Computer Science 6676, Spring 1999                                         January 22, 1999

Assignment 1

Due Friday, February 5    (at beginning of class)

1. Chapter 1, problems 2, 3.
1. Calculate machine epsilon on the computer and precision that you are likely to use for the class project, using the simple algorithm given in class (or see Chapter 1, problem 7). What is the value that you get as a power of 2, and as a decimal number? Is this the "correct" value for the computer and precision you are using? If not, do you know why not? [Reminder: please use IEEE double precision or the rough equivalent.]
1. Find an article or report that describes, in some detail, the formulation of a "real" continuous optimization problem, either unconstrained optimization, constrained optimization, or nonlinear equations. (Among the possible sources for finding such a paper may be optimization journals, other numerical computation journals, or engineering or science journals. Some possible articles will be mentioned in class.) Read at last enough of the article to understand what the application problem is, how it is modeled, what sort of optimization problem this leads to, and what interesting challenges for optimization algorithms this leads to (if this is described in the paper).
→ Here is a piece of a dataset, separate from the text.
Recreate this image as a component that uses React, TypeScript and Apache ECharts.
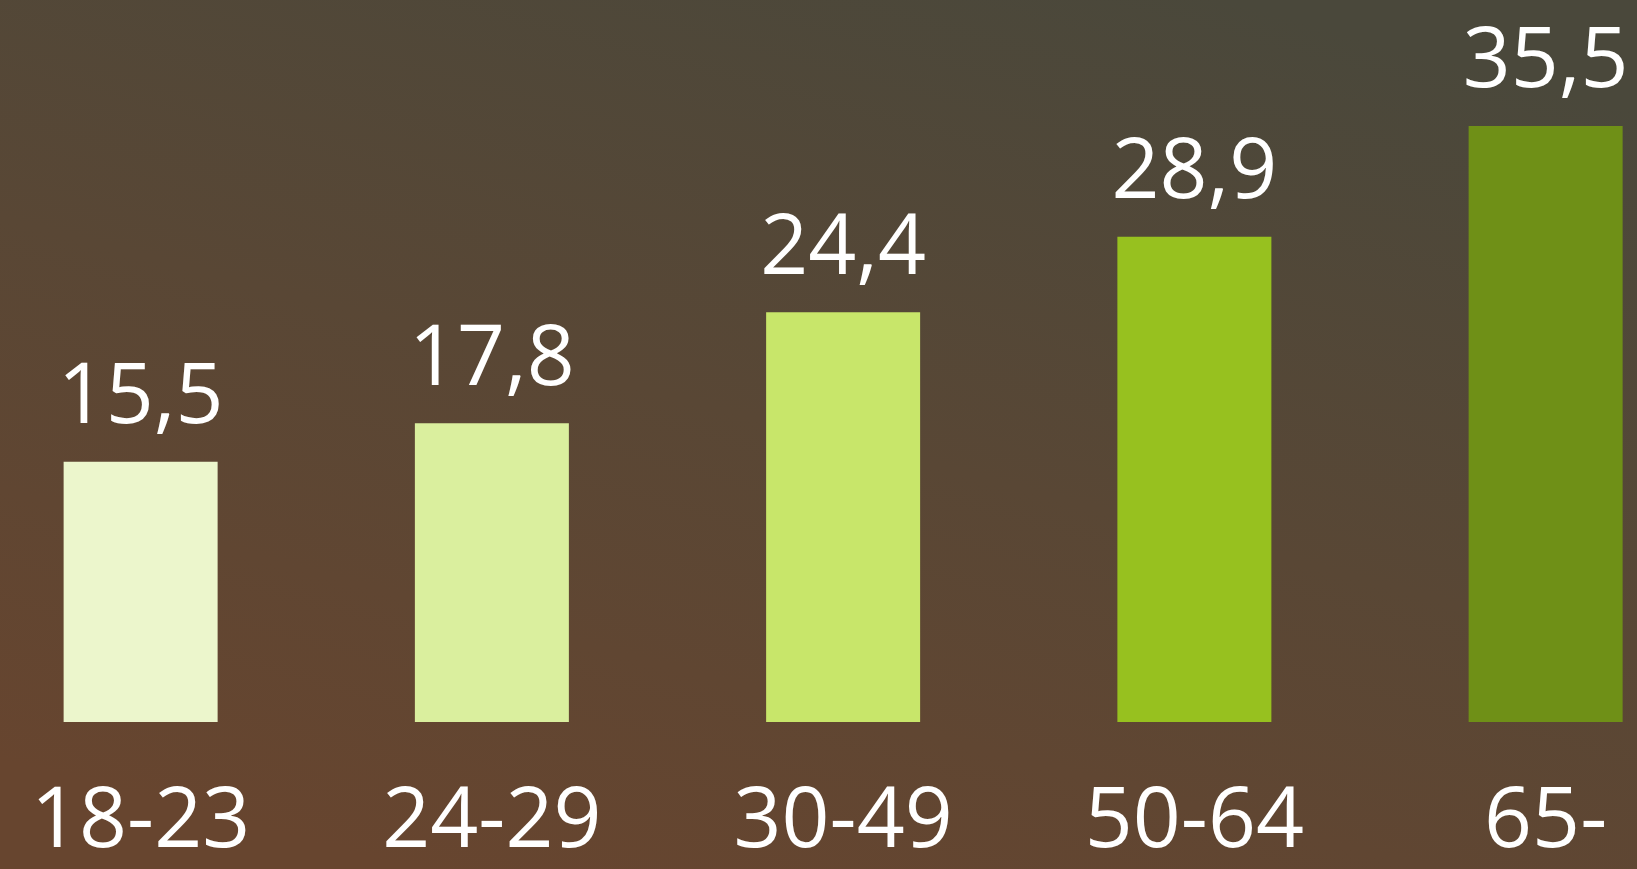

Submit a 1-2 page report (single spaced computer written, or the equivalent) that names the article you read and summarizes the issues mentioned above, and other aspects of the article that you found particularly interesting, if any. (Various articles are likely to go into various levels of depth in actually describing the mathematical model of the application. Among the aspects of the model that you should report are what sorts of equations are involved in calculating the function and constraints, and what the optimization parameters are.)
Note: The purpose of this exercise is for you to become acquainted with an application that leads to an optimization problem, preferably one that interests you. The main purposes of the report are to confirm that you have done this and for me to learn something from what you have read. It is not necessary for the report to be polished, nor will it be be graded in a detailed manner.
1. Chapter 2, problems 3, 12, 15, 21.    (Note that convergence rate means the fastest rate that a sequence satisfies.)